Arte Dicembre 2000 (a cura di Giovanna
Grossato)
PROFILI
D’ARTISTA
LAURA
STOCCO
Nata
a Montebello (VI) nel 1938, compie la sua formazione artistica
nello studio di Mina Anselmi dove acquisisce le conoscenze delle
tecniche pittoriche e collabora alla realizzazione di affreschi,
vetrate e ceramiche.Insegnante dal 1962 e per 32
anni di tecniche artistiche e storia dell’arte in
istituti superiori statali, continua contemporaneamente a
sviluppare e ad approfondire nel corso degli anni la sua ricerca
anche nel costante confronto con significative personalità
nel campo dell’arte e della cultura (J. Ortega, V.Guidi,
G.Santomaso, R.Licata e altri).
Nella
sua lunga e tenace carriera artistica,
ritmata da personali e collettive di rilievo in gallerie
private e pubbliche in tutta Italia, non c’è via che Laura
Stocco non abbia voluto conoscere e percorrere sebbene, per lo più,
delle sue acquisizioni di consapevolezza non appaia nei suoi
quadri che una traccia vaghissima, un cenno esile, una citazione
estrema. Come se la sua produzione, quella passata e la presente,
non fosse che la punta dell’iceberg, l’emerso, relativamente
ridotto rispetto al volume di esperienze che ne costituiscono il
portato.
Anche
quando, negli anni Settanta, il suo lavoro passa a forme meno
tradizionali di pittura, a codici più intellettuali di
minimalismo e arte povera, non c’è viaggio reale o virtuale,
incontro con artisti, lettura, studio o esperienza di cui Laura
Stocco non approfitti per sedimentare un solido processo di
maturazione che le serve ad evolvere i suoi processi espressivi,
estetici o sperimentali che siano.
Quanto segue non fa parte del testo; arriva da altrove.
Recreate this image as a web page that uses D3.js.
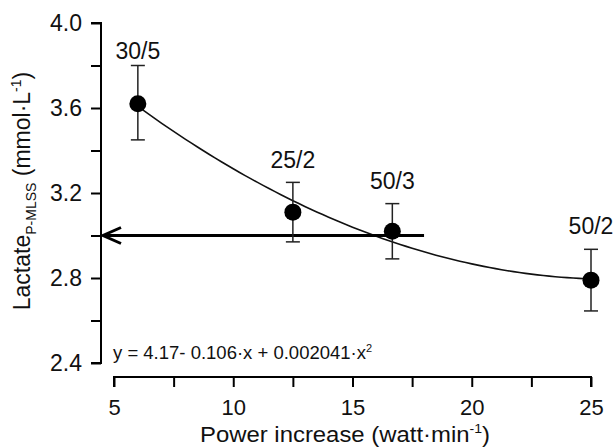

La variegata molteplicità dei
suoi interessi si riflette nelle varie e diverse interpretazioni
del mondo che caratterizzano epoche della sua vita d’artista,
scandite da passaggi ben definiti pur nella continuità certa e
determinata di quel filo rosso che ne costituisce il traliccio
portante, il baricentro fondante della personalità.
La
materia, duttile tra le sue mani sapienti, diviene sempre più
importante, assumendo addirittura ruoli dominanti rispetto alla
linea; materia leggera ma compatta e definita, ruvida, arricchita
dalle permanenze luminose che si annidano nei trapassi sottili
dell’intonaco; pregna di colori che sono impastati in essa, a
volte in un magma inseparabile, a volte in sovrapposizioni nelle
quali si legge la sequenza del tempo.
Specie
nelle ultimissime opere del 1999/2000 sembra accentuarsi nel
lavoro della Stocco una suggestione siderale, dove la materia
dispersa nel cosmo si condensa attraverso gli Eoni in forme
razionali e calibrate, non di rado contenitori di luce che
custodiscono come un guscio il passaggio della vita attraverso il
buio delle notti agli estremi confini dell’universo. Come
Prometeo queste lastre di ghiaccio attraversano le distanze tra i
cieli e la terra per portare agli uomini il tepore del fuoco e con
esso la luce della ragione.
Una
fruizione ottimale dei dipinti della Stocco suggerisce che essi
debbano essere non indagati ma percepiti, al di là della loro
stessa storia, per ciò che fanno sentire a chi le guarda, per i
suggerimenti che comunicano, per gli scenari che lasciano
intravedere e sognare. Un intendimento, questo, condiviso e
condivisibile da non pochi artisti, tra i quali Keith Haring il
quale, infatti, affermava che “il solo modo in cui l’arte vive
è attraverso l’esperienza di chi osserva. La realtà
dell’arte inizia negli occhi dell’osservatore, attraverso
l’immaginazione, l’invenzione e il confronto”.